»»
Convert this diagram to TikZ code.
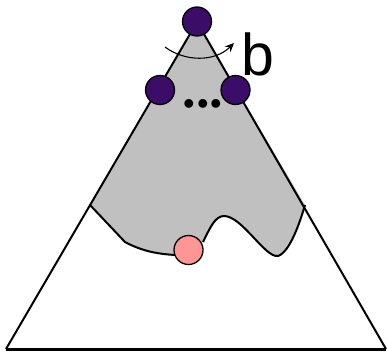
\documentclass[tikz,border=0pt]{standalone}
\usepackage{fontspec}
\setmainfont{Liberation Sans}
\newfontfamily\dotfont{Liberation Serif}
\usetikzlibrary{arrows.meta}
\definecolor{regiongray}{RGB}{192,192,192}
\definecolor{violetdot}{RGB}{60,12,105}
\definecolor{pinkdot}{RGB}{255,150,150}
\tikzset{
  edge/.style={line width=2pt, line join=round},
  ball/.style={circle, draw=black, line width=1.3pt, minimum size=29pt, inner sep=0pt},
  blabel/.style={inner sep=0pt, font=\fontsize{59}{59}\selectfont},
}
\begin{document}
\begin{tikzpicture}[x=1pt,y=-1pt]
\useasboundingbox (0,0) rectangle (387,351);
% shaded region
\fill[fill=regiongray] (197,22) -- (90,205) -- (125,242) .. controls (140,250) and (155,254) .. (176,255)
  -- (203,242) .. controls (210,228) and (215,216) .. (224,216)
  .. controls (242,216) and (265,258) .. (278,256)
  .. controls (290,252) and (300,222) .. (305,205) -- cycle;
\draw[edge] (90,205) -- (125,242) .. controls (140,250) and (155,254) .. (176,255);
\draw[edge] (203,242) .. controls (210,228) and (215,216) .. (224,216)
  .. controls (242,216) and (265,258) .. (278,256)
  .. controls (290,252) and (300,222) .. (305,205);
% triangle
\coordinate (apex) at (197,22);
\coordinate (bl) at (6,349);
\coordinate (br) at (386,349);
\draw[edge] (br) -- (apex) -- (bl);
\draw[line width=3pt] (bl) -- (br);
% balls
\node[ball, fill=violetdot] (top) at (197,21.5) {};
\node[ball, fill=violetdot] (left) at (160,90) {};
\node[ball, fill=violetdot] (right) at (235.5,90) {};
\node[ball, fill=pinkdot] (pink) at (188.5,250) {};
% dots
\node[inner sep=0pt, anchor=base, font=\fontsize{54}{54}\selectfont\dotfont\bfseries] (dots) at (203,107) {...};
% arrow
\coordinate (as) at (165,47);
\coordinate (ae) at (234,43);
\draw[line width=1.1pt, -{Stealth[length=9pt,width=8pt]}] (as) .. controls (185,62) and (215,62) .. (ae);
\node[blabel, anchor=base west] (b) at (241,75) {b};
\end{tikzpicture}
\end{document}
««
→ **To do**
Write out again every line above exactly as given; the pictures do not belong in the copy.

→ **Output for this exercise**
Convert this diagram to TikZ code.
\documentclass[tikz,border=0pt]{standalone}
\usepackage{fontspec}
\setmainfont{Liberation Sans}
\newfontfamily\dotfont{Liberation Serif}
\usetikzlibrary{arrows.meta}
\definecolor{regiongray}{RGB}{192,192,192}
\definecolor{violetdot}{RGB}{60,12,105}
\definecolor{pinkdot}{RGB}{255,150,150}
\tikzset{
  edge/.style={line width=2pt, line join=round},
  ball/.style={circle, draw=black, line width=1.3pt, minimum size=29pt, inner sep=0pt},
  blabel/.style={inner sep=0pt, font=\fontsize{59}{59}\selectfont},
}
\begin{document}
\begin{tikzpicture}[x=1pt,y=-1pt]
\useasboundingbox (0,0) rectangle (387,351);
% shaded region
\fill[fill=regiongray] (197,22) -- (90,205) -- (125,242) .. controls (140,250) and (155,254) .. (176,255)
  -- (203,242) .. controls (210,228) and (215,216) .. (224,216)
  .. controls (242,216) and (265,258) .. (278,256)
  .. controls (290,252) and (300,222) .. (305,205) -- cycle;
\draw[edge] (90,205) -- (125,242) .. controls (140,250) and (155,254) .. (176,255);
\draw[edge] (203,242) .. controls (210,228) and (215,216) .. (224,216)
  .. controls (242,216) and (265,258) .. (278,256)
  .. controls (290,252) and (300,222) .. (305,205);
% triangle
\coordinate (apex) at (197,22);
\coordinate (bl) at (6,349);
\coordinate (br) at (386,349);
\draw[edge] (br) -- (apex) -- (bl);
\draw[line width=3pt] (bl) -- (br);
% balls
\node[ball, fill=violetdot] (top) at (197,21.5) {};
\node[ball, fill=violetdot] (left) at (160,90) {};
\node[ball, fill=violetdot] (right) at (235.5,90) {};
\node[ball, fill=pinkdot] (pink) at (188.5,250) {};
% dots
\node[inner sep=0pt, anchor=base, font=\fontsize{54}{54}\selectfont\dotfont\bfseries] (dots) at (203,107) {...};
% arrow
\coordinate (as) at (165,47);
\coordinate (ae) at (234,43);
\draw[line width=1.1pt, -{Stealth[length=9pt,width=8pt]}] (as) .. controls (185,62) and (215,62) .. (ae);
\node[blabel, anchor=base west] (b) at (241,75) {b};
\end{tikzpicture}
\end{document}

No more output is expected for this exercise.